Wall Street is chattering loudly after RBC Capital Markets sent a note to clients Thursday discussing the possibility of a takeover of Disney by Apple.
“We have seen increased discussions among investors regarding ‘How could AAPL gain scale in media/content and what could it do with potential cash repatriation?” Amit Daryanani wrote in the note, according to CNBC.
RBC admits that the deal remains unlikely, but says it makes strategic sense.
“We see a confluence of events that make an acquisition of DIS a ‘greater than 0 percent’ probability event (while odds are low),” Daryanani writes. “AAPL’s focus on services and its inability (so far) to replicate its music/iTunes strategy into content/media make acquiring DIS logical in our view.”

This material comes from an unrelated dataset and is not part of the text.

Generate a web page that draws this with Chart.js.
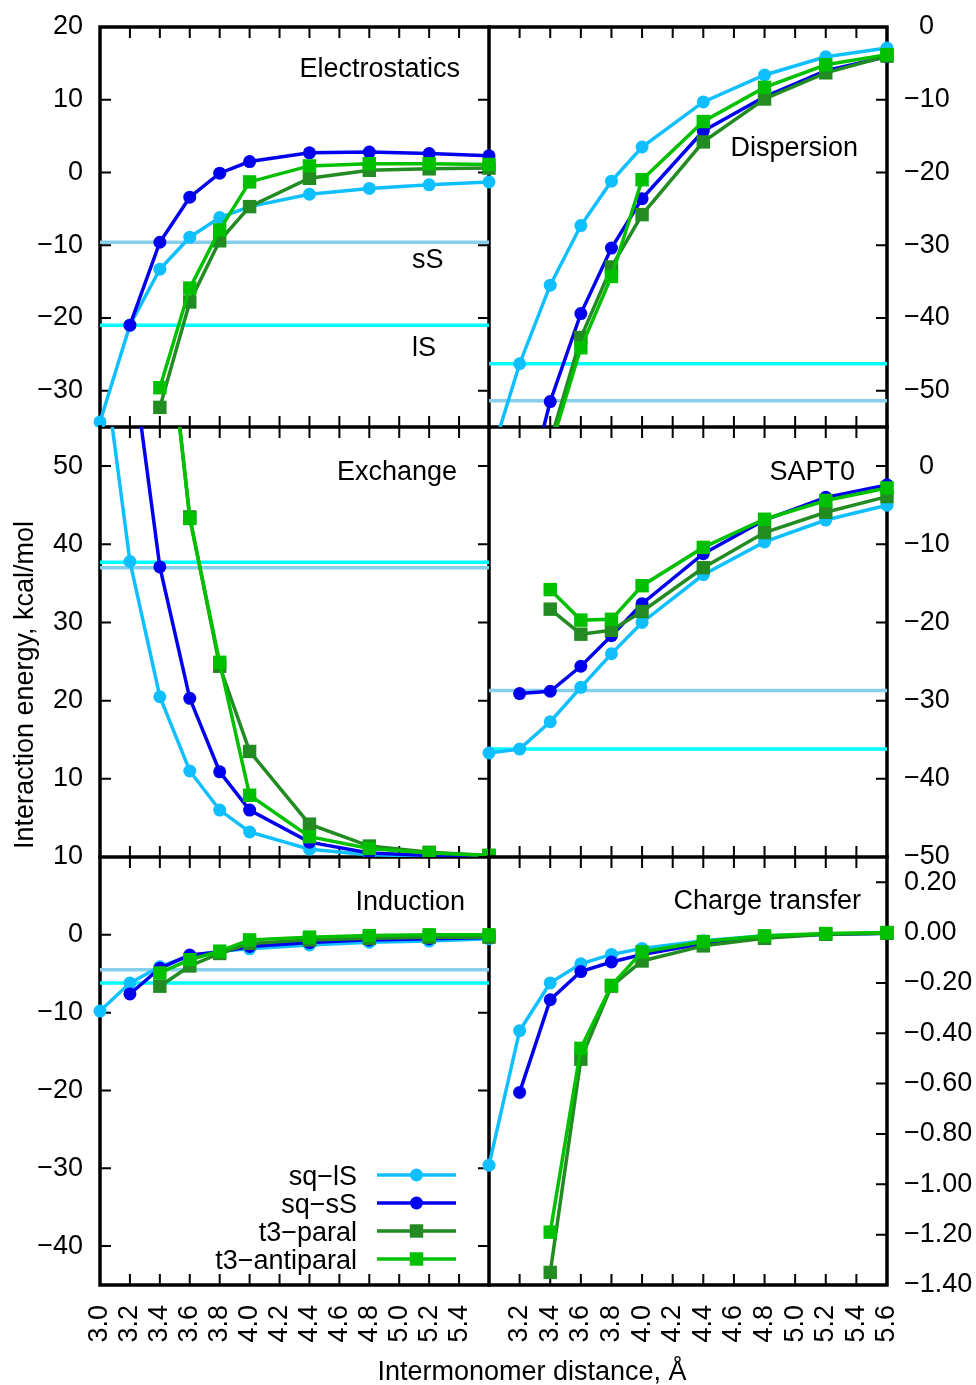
<!DOCTYPE html>
<html>
<head>
<meta charset="utf-8">
<title>SAPT0 energy components</title>
<script src="https://cdn.jsdelivr.net/npm/chart.js@4.4.1/dist/chart.umd.min.js"></script>
<style>
  html, body { margin: 0; padding: 0; background: #fff; }
  #wrap { position: relative; width: 976px; height: 1385px; overflow: hidden; }
  #wrap canvas { position: absolute; left: 0; top: 0; }
</style>
</head>
<body>
<div id="wrap">
  <canvas id="elst" width="976" height="1385"></canvas>
  <canvas id="disp" width="976" height="1385"></canvas>
  <canvas id="exch" width="976" height="1385"></canvas>
  <canvas id="sapt" width="976" height="1385"></canvas>
  <canvas id="ind" width="976" height="1385"></canvas>
  <canvas id="ct" width="976" height="1385"></canvas>
</div>
<script>
// intermonomer distances, A
const distances = [3.0, 3.2, 3.4, 3.6, 3.8, 4.0, 4.4, 4.8, 5.2, 5.6];
const seriesNames = ['sq\u2212lS', 'sq\u2212sS', 't3\u2212paral', 't3\u2212antiparal'];
const seriesColors = ['#10bfff', '#0000ee', '#228b22', '#00c000'];
// reference lines: [lS, sS]
const refColors = ['#00ffff', '#87ceeb'];

// Electrostatics
const elstLS = [-34.3, -21.0, -13.3, -8.9, -6.2, -4.7, -3.0, -2.2, -1.7, -1.3];
const elstSS = [null, -21.0, -9.6, -3.4, -0.1, 1.5, 2.7, 2.8, 2.6, 2.3];
const elstPar = [null, null, -32.3, -17.8, -9.4, -4.7, -0.8, 0.3, 0.5, 0.6];
const elstAnti = [null, null, -29.6, -15.9, -7.9, -1.3, 0.9, 1.2, 1.2, 1.1];
const elstRefs = [-21.0, -9.6];

// Dispersion
const dispLS = [-60, -46.3, -35.5, -27.3, -21.2, -16.5, -10.3, -6.6, -4.1, -2.9];
const dispSS = [null, -68, -51.5, -39.4, -30.4, -23.6, -14.3, -9.6, -6.0, -4.1];
const dispPar = [null, null, -57, -42.7, -33.0, -25.8, -15.8, -9.9, -6.3, -4.0];
const dispAnti = [null, null, -58, -44.1, -34.3, -21.0, -13.0, -8.3, -5.2, -3.8];
const dispRefs = [-46.3, -51.4];

// Exchange
const exchLS = [67, 37.8, 20.5, 11.0, 6.0, 3.2, 1.0, 0.3, 0.1, 0.05];
const exchSS = [null, 66, 37.1, 20.3, 10.9, 6.0, 1.9, 0.5, 0.2, 0.1];
const exchPar = [null, null, 78, 43.5, 24.4, 13.5, 4.2, 1.4, 0.6, 0.2];
const exchAnti = [null, null, 78, 43.3, 24.9, 7.9, 2.6, 1.1, 0.5, 0.2];
const exchRefs = [37.7, 37.0];

// SAPT0 total
const saptLS = [-36.7, -36.2, -32.7, -28.3, -24.0, -20.0, -13.9, -9.7, -6.9, -5.0];
const saptSS = [null, -29.1, -28.8, -25.6, -21.7, -17.6, -11.2, -6.9, -4.0, -2.4];
const saptPar = [null, null, -18.3, -21.5, -21.0, -18.6, -13.0, -8.5, -5.9, -3.9];
const saptAnti = [null, null, -15.8, -19.7, -19.6, -15.3, -10.4, -6.8, -4.4, -2.8];
const saptRefs = [-36.2, -28.7];

// Induction
const indLS = [-9.8, -6.2, -4.1, -2.7, -2.1, -1.8, -1.3, -0.95, -0.8, -0.5];
const indSS = [null, -7.6, -4.3, -2.6, -2.2, -1.5, -1.0, -0.65, -0.5, -0.35];
const indPar = [null, null, -6.6, -4.0, -2.4, -1.1, -0.65, -0.45, -0.3, -0.3];
const indAnti = [null, null, -4.9, -3.2, -2.1, -0.65, -0.3, -0.1, 0, 0];
const indRefs = [-6.2, -4.5];

// Charge transfer
const ctLS = [-0.924, -0.39, -0.20, -0.124, -0.087, -0.063, -0.033, -0.013, -0.007, -0.003];
const ctSS = [null, -0.635, -0.267, -0.155, -0.117, -0.087, -0.044, -0.017, -0.007, -0.003];
const ctPar = [null, null, -1.35, -0.503, -0.213, -0.113, -0.053, -0.023, -0.007, -0.003];
const ctAnti = [null, null, -1.19, -0.46, -0.21, -0.077, -0.036, -0.013, -0.004, 0];
const ctRefs = [];

// tick labels
const xMarks = [3.0, 3.2, 3.4, 3.6, 3.8, 4.0, 4.2, 4.4, 4.6, 4.8, 5.0, 5.2, 5.4, 5.6];
const xTicksLeft = [3.0, 3.2, 3.4, 3.6, 3.8, 4.0, 4.2, 4.4, 4.6, 4.8, 5.0, 5.2, 5.4];
const xTicksRight = [3.2, 3.4, 3.6, 3.8, 4.0, 4.2, 4.4, 4.6, 4.8, 5.0, 5.2, 5.4, 5.6];
const elstTicks = [20, 10, 0, -10, -20, -30];
const dispTicks = [0, -10, -20, -30, -40, -50];
const exchTicks = [50, 40, 30, 20, 10];
const saptTicks = [0, -10, -20, -30, -40, -50];
const indTicks = [10, 0, -10, -20, -30, -40];
const ctTicks = [0.2, 0, -0.2, -0.4, -0.6, -0.8, -1.0, -1.2, -1.4];

const FONT = '"Liberation Sans", Arial, Helvetica, sans-serif';
const FS = 27;
Chart.defaults.font.family = FONT;
Chart.defaults.font.size = FS;
Chart.defaults.color = '#000';

const W = 976, H = 1385;
const LW = 3.5;

function fmtInt(v) { return v < 0 ? '\u2212' + (-v) : String(v); }
function fmtIntR(v) { return v === 0 ? '  0' : fmtInt(v); }
function fmt2(v) { return (v < 0 ? '\u2212' : '') + Math.abs(v).toFixed(2); }

function seriesSets(values) {
  return values.map((vals, i) => ({
    label: seriesNames[i],
    data: distances.map((d, j) => ({ x: d, y: vals[j] })),
    borderColor: seriesColors[i],
    backgroundColor: seriesColors[i],
    pointBackgroundColor: seriesColors[i],
    pointStyle: i < 2 ? 'circle' : 'rect',
    pointRadius: i < 2 ? 6.5 : 9.5,
    pointBorderWidth: 0,
    borderWidth: LW,
    order: 3 - i,
    clip: { left: 8, right: 8, top: 0, bottom: 0 },
    tension: 0
  }));
}

function refSets(refs) {
  return refs.map((v, i) => ({
    label: 'ref' + i,
    data: [{ x: distances[0], y: v }, { x: distances[distances.length - 1], y: v }],
    borderColor: refColors[i],
    borderWidth: 3.5,
    pointRadius: 0,
    order: 10 + i,
    clip: 0
  }));
}

function framePlugin(p) {
  return {
    id: 'frame',
    beforeDatasetsDraw(chart) {
      const { ctx, chartArea: a } = chart;
      const xs = chart.scales.x, ys = chart.scales.y;
      ctx.save();
      ctx.strokeStyle = '#000';
      ctx.lineWidth = 2;
      ctx.beginPath();
      xMarks.forEach(v => {
        const px = xs.getPixelForValue(v);
        ctx.moveTo(px, a.top); ctx.lineTo(px, a.top + 11);
        ctx.moveTo(px, a.bottom); ctx.lineTo(px, a.bottom - 11);
      });
      p.yTicks.forEach(v => {
        const py = ys.getPixelForValue(v);
        if (p.side === 'left') { ctx.moveTo(a.left, py); ctx.lineTo(a.left + 11, py); }
        ctx.moveTo(a.right, py); ctx.lineTo(a.right - 11, py);
      });
      ctx.stroke();
      ctx.lineWidth = 3.5;
      ctx.lineCap = 'square';
      ctx.beginPath();
      ctx.moveTo(a.left, a.bottom); ctx.lineTo(a.right, a.bottom); ctx.lineTo(a.right, a.top);
      if (p.row === 0) { ctx.moveTo(a.left, a.top); ctx.lineTo(a.right, a.top); }
      if (p.side === 'left') { ctx.moveTo(a.left, a.top); ctx.lineTo(a.left, a.bottom); }
      ctx.stroke();
      ctx.restore();
    }
  };
}

function notesPlugin(p) {
  return {
    id: 'notes',
    afterDatasetsDraw(chart) {
      const ctx = chart.ctx;
      ctx.save();
      ctx.fillStyle = '#000';
      ctx.font = FS + 'px ' + FONT;
      ctx.textBaseline = 'alphabetic';
      (p.notes || []).forEach(n => {
        ctx.save();
        ctx.translate(n.x, n.y);
        if (n.rot) ctx.rotate(n.rot);
        ctx.textAlign = n.align || 'right';
        ctx.fillText(n.text, 0, 0);
        ctx.restore();
      });
      if (p.legend) {
        const L = p.legend;
        chart.data.datasets.filter(d => seriesNames.includes(d.label))
          .sort((a, b) => seriesNames.indexOf(a.label) - seriesNames.indexOf(b.label))
          .forEach((d, i) => {
            const yy = L.y + i * L.dy;
            ctx.fillStyle = '#000';
            ctx.textAlign = 'right';
            ctx.fillText(d.label, L.textX, yy + 10);
            ctx.strokeStyle = d.borderColor;
            ctx.lineWidth = LW;
            ctx.beginPath(); ctx.moveTo(L.x0, yy); ctx.lineTo(L.x1, yy); ctx.stroke();
            ctx.fillStyle = d.borderColor;
            const mx = (L.x0 + L.x1) / 2;
            if (d.pointStyle === 'circle') {
              ctx.beginPath(); ctx.arc(mx, yy, d.pointRadius, 0, Math.PI * 2); ctx.fill();
            } else {
              const s = d.pointRadius * Math.SQRT1_2;
              ctx.fillRect(mx - s, yy - s, 2 * s, 2 * s);
            }
          });
      }
      ctx.restore();
    }
  };
}

function makePanel(p) {
  const bottomRow = p.row === 2;
  const xh = bottomRow ? 70 : 0;
  const pad = {
    top: p.area.t,
    bottom: H - p.area.b - xh,
    left: p.side === 'left' ? 0 : p.area.l,
    right: p.side === 'left' ? W - p.area.r : 0
  };
  const datasets = refSets(p.refs).concat(seriesSets(p.values));
  new Chart(document.getElementById(p.id), {
    type: 'line',
    data: { datasets },
    options: {
      responsive: false,
      maintainAspectRatio: false,
      animation: false,
      devicePixelRatio: 1,
      events: [],
      layout: { autoPadding: false, padding: pad },
      plugins: { legend: { display: false }, tooltip: { enabled: false }, title: { display: false } },
      scales: {
        x: {
          type: 'linear', min: 3.0, max: 5.6,
          afterBuildTicks: s => { s.ticks = p.xTicks.map(v => ({ value: v })); },
          afterFit: s => { s.height = xh; s.paddingLeft = 0; s.paddingRight = 0; },
          grid: { display: false, drawTicks: false },
          border: { display: false },
          ticks: {
            display: bottomRow, autoSkip: false, minRotation: 90, maxRotation: 90, padding: 20,
            color: '#000', font: { family: FONT, size: FS },
            callback: v => v.toFixed(1)
          }
        },
        y: {
          type: 'linear', position: p.side, min: p.min, max: p.max,
          afterBuildTicks: s => { s.ticks = p.yTicks.map(v => ({ value: v })); },
          afterFit: s => {
            s.width = p.side === 'left' ? p.area.l : W - p.area.r;
            s.paddingTop = 0; s.paddingBottom = 0;
          },
          grid: { display: false, drawTicks: false },
          border: { display: false },
          ticks: {
            autoSkip: false, padding: 17, color: '#000', font: { family: FONT, size: FS },
            callback: p.fmt
          }
        }
      }
    },
    plugins: [framePlugin(p), notesPlugin(p)]
  });
}

const L = 100, M = 489, R = 887;

makePanel({
  id: 'elst', row: 0, side: 'left', area: { l: L, r: M, t: 27, b: 427 },
  min: -35, max: 20, yTicks: elstTicks, xTicks: xTicksLeft, fmt: fmtInt,
  values: [elstLS, elstSS, elstPar, elstAnti], refs: elstRefs,
  notes: [
    { text: 'Electrostatics', x: 460, y: 77 },
    { text: 'sS', x: 412, y: 268, align: 'left' },
    { text: 'lS', x: 412, y: 356, align: 'left' }
  ]
});
makePanel({
  id: 'disp', row: 0, side: 'right', area: { l: M, r: R, t: 27, b: 427 },
  min: -55, max: 0, yTicks: dispTicks, xTicks: xTicksRight, fmt: fmtIntR,
  values: [dispLS, dispSS, dispPar, dispAnti], refs: dispRefs,
  notes: [{ text: 'Dispersion', x: 858, y: 156 }]
});
makePanel({
  id: 'exch', row: 1, side: 'left', area: { l: L, r: M, t: 427, b: 857 },
  min: 0, max: 55, yTicks: exchTicks, xTicks: xTicksLeft, fmt: fmtInt,
  values: [exchLS, exchSS, exchPar, exchAnti], refs: exchRefs,
  notes: [{ text: 'Exchange', x: 457, y: 480 }]
});
makePanel({
  id: 'sapt', row: 1, side: 'right', area: { l: M, r: R, t: 427, b: 857 },
  min: -50, max: 5, yTicks: saptTicks, xTicks: xTicksRight, fmt: fmtIntR,
  values: [saptLS, saptSS, saptPar, saptAnti], refs: saptRefs,
  notes: [{ text: 'SAPT0', x: 855, y: 480 }]
});
makePanel({
  id: 'ind', row: 2, side: 'left', area: { l: L, r: M, t: 857, b: 1285 },
  min: -45, max: 10, yTicks: indTicks, xTicks: xTicksLeft, fmt: fmtInt,
  values: [indLS, indSS, indPar, indAnti], refs: indRefs,
  notes: [{ text: 'Induction', x: 465, y: 910 }],
  legend: { textX: 357, x0: 377, x1: 456, y: 1175, dy: 28 }
});
makePanel({
  id: 'ct', row: 2, side: 'right', area: { l: M, r: R, t: 857, b: 1285 },
  min: -1.4, max: 0.3, yTicks: ctTicks, xTicks: xTicksRight, fmt: fmt2,
  values: [ctLS, ctSS, ctPar, ctAnti], refs: ctRefs,
  notes: [
    { text: 'Charge transfer', x: 861, y: 909 },
    { text: 'Interaction energy, kcal/mol', x: 33, y: 685, rot: -Math.PI / 2, align: 'center' },
    { text: 'Intermonomer distance, \u00c5', x: 532, y: 1380, align: 'center' }
  ]
});
</script>
</body>
</html>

“Daryanani cited Apple CEO Tim Cook’s comments that ‘deal size isn’t a negating factor’ for its future mergers and acquisitions,” CNBC reports. “In addition, the analyst noted the Republican tax repatriation holiday proposals, where corporations can bring home overseas earnings at a lower tax rate. If this tax reform becomes law, the iPhone maker will have access to its more than $200 billion held abroad for acquisitions, he said.”
Variety notes that such a takeover would create a company worth $1 trillion, which RBC’s analysis says would have “almost limitless opportunities in content and technology.”